**PROBLEM REQUIREMENTS:** Only the lines from the start of the data through the line with "plt.rcParams['font.family'] = ['Liberation" belong in the copy. Restate them word for word, minus the pictures.

**DATASET CONTENT:**

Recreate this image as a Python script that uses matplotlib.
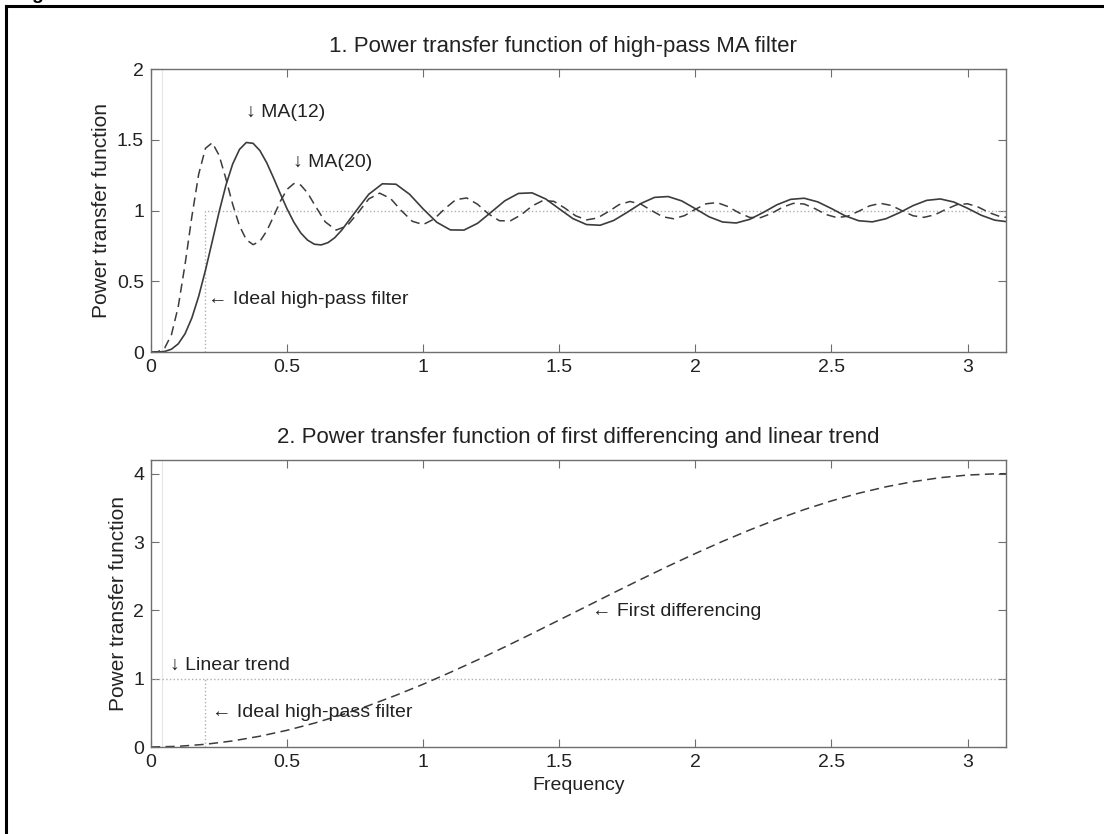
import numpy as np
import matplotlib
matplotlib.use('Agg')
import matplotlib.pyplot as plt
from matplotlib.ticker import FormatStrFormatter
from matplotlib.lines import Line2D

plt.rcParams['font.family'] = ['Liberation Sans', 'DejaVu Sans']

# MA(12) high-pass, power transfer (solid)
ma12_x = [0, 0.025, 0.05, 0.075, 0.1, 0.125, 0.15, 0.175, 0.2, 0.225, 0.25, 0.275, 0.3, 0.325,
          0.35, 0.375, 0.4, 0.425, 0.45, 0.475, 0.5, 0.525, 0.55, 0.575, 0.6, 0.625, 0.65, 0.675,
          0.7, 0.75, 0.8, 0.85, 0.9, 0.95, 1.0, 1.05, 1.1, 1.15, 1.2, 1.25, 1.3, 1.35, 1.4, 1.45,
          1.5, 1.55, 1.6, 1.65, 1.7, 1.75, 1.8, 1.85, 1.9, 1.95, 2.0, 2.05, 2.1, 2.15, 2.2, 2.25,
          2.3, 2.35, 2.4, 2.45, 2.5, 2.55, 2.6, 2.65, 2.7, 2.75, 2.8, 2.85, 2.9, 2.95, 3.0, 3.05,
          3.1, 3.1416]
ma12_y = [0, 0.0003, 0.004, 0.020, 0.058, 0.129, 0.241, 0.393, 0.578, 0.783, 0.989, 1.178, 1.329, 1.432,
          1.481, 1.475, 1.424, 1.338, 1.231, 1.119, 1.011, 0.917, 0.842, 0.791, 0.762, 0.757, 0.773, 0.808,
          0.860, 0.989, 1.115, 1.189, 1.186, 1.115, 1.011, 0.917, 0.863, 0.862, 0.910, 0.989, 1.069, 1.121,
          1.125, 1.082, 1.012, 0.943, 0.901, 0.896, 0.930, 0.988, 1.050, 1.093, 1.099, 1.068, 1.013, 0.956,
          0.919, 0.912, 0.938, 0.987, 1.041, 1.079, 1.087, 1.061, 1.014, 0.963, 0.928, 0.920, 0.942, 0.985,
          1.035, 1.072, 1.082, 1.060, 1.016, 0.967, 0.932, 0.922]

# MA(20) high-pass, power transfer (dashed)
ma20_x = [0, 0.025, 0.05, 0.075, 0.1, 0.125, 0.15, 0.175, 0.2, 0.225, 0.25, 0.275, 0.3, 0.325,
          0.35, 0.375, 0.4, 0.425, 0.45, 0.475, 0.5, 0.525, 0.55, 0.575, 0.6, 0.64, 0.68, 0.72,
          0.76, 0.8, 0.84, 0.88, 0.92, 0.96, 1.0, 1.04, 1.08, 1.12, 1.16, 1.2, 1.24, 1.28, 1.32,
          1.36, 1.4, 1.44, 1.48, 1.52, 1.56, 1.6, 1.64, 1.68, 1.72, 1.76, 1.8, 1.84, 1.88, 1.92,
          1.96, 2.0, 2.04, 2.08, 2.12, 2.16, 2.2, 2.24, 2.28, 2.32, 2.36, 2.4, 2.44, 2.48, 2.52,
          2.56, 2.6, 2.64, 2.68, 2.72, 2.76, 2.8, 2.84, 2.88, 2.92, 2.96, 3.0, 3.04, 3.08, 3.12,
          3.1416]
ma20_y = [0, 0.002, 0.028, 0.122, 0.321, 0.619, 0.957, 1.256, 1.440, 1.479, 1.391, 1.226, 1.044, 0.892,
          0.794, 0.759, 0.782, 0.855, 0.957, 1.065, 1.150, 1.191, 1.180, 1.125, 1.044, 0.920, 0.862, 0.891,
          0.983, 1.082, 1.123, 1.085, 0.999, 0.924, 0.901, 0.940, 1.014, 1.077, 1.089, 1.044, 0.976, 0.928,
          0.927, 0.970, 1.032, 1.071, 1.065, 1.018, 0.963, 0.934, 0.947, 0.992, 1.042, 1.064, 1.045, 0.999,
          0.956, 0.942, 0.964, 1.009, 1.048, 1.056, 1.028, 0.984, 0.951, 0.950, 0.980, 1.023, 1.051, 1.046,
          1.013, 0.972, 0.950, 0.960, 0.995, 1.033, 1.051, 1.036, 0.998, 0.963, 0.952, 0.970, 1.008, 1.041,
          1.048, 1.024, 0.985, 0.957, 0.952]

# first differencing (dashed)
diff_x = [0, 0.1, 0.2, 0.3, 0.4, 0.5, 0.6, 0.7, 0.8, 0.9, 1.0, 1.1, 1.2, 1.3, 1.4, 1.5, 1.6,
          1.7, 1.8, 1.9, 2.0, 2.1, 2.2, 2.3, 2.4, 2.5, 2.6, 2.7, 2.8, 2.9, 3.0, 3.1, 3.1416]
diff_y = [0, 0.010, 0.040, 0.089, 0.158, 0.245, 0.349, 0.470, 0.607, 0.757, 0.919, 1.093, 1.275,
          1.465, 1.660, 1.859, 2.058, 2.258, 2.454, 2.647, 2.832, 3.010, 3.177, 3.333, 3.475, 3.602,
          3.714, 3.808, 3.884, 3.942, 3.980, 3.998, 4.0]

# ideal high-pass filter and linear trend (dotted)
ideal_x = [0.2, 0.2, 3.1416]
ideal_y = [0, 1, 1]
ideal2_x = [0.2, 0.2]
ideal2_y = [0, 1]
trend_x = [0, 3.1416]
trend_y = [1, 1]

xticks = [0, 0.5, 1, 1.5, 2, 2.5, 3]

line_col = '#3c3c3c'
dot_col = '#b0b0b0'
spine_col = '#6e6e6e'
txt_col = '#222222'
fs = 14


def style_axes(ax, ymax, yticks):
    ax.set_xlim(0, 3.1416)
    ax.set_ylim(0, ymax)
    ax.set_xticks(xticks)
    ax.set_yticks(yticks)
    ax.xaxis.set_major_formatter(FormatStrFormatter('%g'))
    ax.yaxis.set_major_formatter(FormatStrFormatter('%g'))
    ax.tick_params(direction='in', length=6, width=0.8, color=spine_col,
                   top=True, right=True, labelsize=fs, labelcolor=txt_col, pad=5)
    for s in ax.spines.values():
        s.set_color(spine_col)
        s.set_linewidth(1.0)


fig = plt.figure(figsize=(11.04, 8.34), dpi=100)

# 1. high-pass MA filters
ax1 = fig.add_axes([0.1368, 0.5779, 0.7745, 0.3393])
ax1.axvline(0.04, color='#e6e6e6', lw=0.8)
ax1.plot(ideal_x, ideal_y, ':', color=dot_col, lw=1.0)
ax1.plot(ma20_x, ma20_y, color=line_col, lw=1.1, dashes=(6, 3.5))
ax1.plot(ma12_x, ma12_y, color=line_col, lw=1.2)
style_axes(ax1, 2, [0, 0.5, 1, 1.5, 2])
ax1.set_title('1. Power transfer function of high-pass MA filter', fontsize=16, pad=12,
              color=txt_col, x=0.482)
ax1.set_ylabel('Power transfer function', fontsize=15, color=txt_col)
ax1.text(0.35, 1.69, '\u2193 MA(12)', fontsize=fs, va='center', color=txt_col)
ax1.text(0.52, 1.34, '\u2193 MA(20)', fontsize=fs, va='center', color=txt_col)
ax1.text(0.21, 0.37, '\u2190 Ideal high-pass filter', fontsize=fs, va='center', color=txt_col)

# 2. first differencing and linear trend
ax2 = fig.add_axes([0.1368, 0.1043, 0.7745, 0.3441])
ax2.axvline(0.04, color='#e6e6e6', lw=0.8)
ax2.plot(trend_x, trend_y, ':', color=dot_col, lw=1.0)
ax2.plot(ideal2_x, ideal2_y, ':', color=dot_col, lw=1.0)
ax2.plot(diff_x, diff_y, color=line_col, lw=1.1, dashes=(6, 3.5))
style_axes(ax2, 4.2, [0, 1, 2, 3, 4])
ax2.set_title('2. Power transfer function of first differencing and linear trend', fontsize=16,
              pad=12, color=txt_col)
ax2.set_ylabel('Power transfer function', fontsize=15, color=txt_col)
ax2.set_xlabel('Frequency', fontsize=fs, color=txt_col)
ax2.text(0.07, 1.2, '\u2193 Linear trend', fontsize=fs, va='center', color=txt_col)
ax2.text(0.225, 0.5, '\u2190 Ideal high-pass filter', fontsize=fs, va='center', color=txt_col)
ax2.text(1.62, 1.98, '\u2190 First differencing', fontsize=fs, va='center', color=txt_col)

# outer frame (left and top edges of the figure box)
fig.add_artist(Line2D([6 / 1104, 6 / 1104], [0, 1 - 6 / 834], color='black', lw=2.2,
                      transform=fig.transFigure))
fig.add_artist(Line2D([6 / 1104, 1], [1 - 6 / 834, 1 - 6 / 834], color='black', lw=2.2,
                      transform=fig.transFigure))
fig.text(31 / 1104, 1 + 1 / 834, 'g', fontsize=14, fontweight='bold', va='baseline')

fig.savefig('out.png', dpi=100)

**OUTPUT FOR THIS TASK:**
Recreate this image as a Python script that uses matplotlib.
import numpy as np
import matplotlib
matplotlib.use('Agg')
import matplotlib.pyplot as plt
from matplotlib.ticker import FormatStrFormatter
from matplotlib.lines import Line2D

plt.rcParams['font.family'] = ['Liberation Sans', 'DejaVu Sans']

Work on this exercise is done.